Friday, August 28, 2009
Odd Thomas...One Heck of a Book
Odd Thomas sees dead people. Sound familiar? For those people who liked The Sixth Sense, picture instead of a little boy who can see dead people, a naive young man who actually does something about what he sees (without the help of Bruce Willis's ghost). To quote Odd in his first-person narrative, "I see dead people. But then, by god, I do something about it." Odd Thomas is something of an avenger of the dead. He helps them resolve whatever is keeping them around. For example, at the very opening of the story, Odd is chasing down the murderer of a young girl in behalf of her ghost, who led Odd to the murderer.
Part of the novelty of the character Odd Thomas is that he's a "normal" person. He's a short order cook at a diner, has a normal girlfriend, and leads a very mundane life other than his ghost-helping vigilantism. His big aspirations in life are to marry his sweetheart, Stormy Llewellyn, to perhaps get into the "tire business" (selling car tires at a local tire store), and to live in his hometown of Pico Mundo, California, for the rest of his life. No Schwarzenegger. No puzzle-solving Langdon. No Jack Ryan. Just Odd.
I liked Odd's character extremely well. He is naive and callow to a T. He still has hope in humanity--almost blindingly and unabashedly. He loves his girlfriend, Stormy, as if his life depended on it. I doubt Koontz was going for the Adam and Eve motif, but even if he wasn't, he hit the mark squarely. Stormy and Odd seem (in many ways) to fit the Ademic model, in their hotter-than-habanero little desert Eden.
Koontz is thick with the foreshadowing. Loads of it until the reader cries, "Please, no more, Mr. Koontz! I've reached my carbohydrates and foreshadowing quota for the day." This isn't a bad device in the story's framework, but I assume many readers have predicted some denoument and climax events rather quickly into the story. (One major plot twist I anticipated within the first 20-30 pages, and very rarely throughout the reading did I have any doubts that this particular twist would happen.)

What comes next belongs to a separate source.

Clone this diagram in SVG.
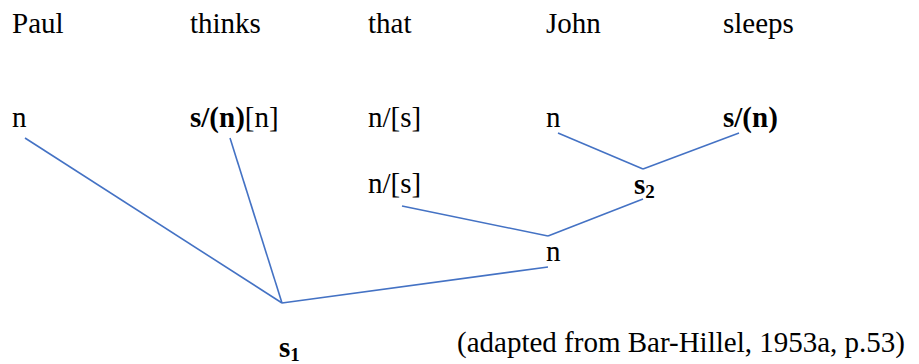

It's exciting when a speculative fiction author sets rules for the paranormal early on and then uses those rules as leverage for major plot elements (Brandon Sanderson, for example, is a master at this, along with Jim Butcher, Patrick Rothfuss, and others). Koontz excels here, giving the reader plenty of rules for the world of ghosts and Odd's gift so that the readers can predict some of the events to come or can at least look back after big events and say, "Oh, yes, of COURSE! That's why such-and-such happened!"
I'd recommend the story to some people but not to others. Koontz does take the story dark. The antagonists are people you'd expect to see on death row. They're not nice people. There were times I was sick to my stomach. Was it a well-written book? Yes. Did I like many of the characters and the plot? Yes. Is it for everyone? No. And mostly because of the violence and implied, psychotically criminal violence.
Odd Thomas, by Dean Koontz. Bantam Books. 2003. 446 pp. $7.99 (PB).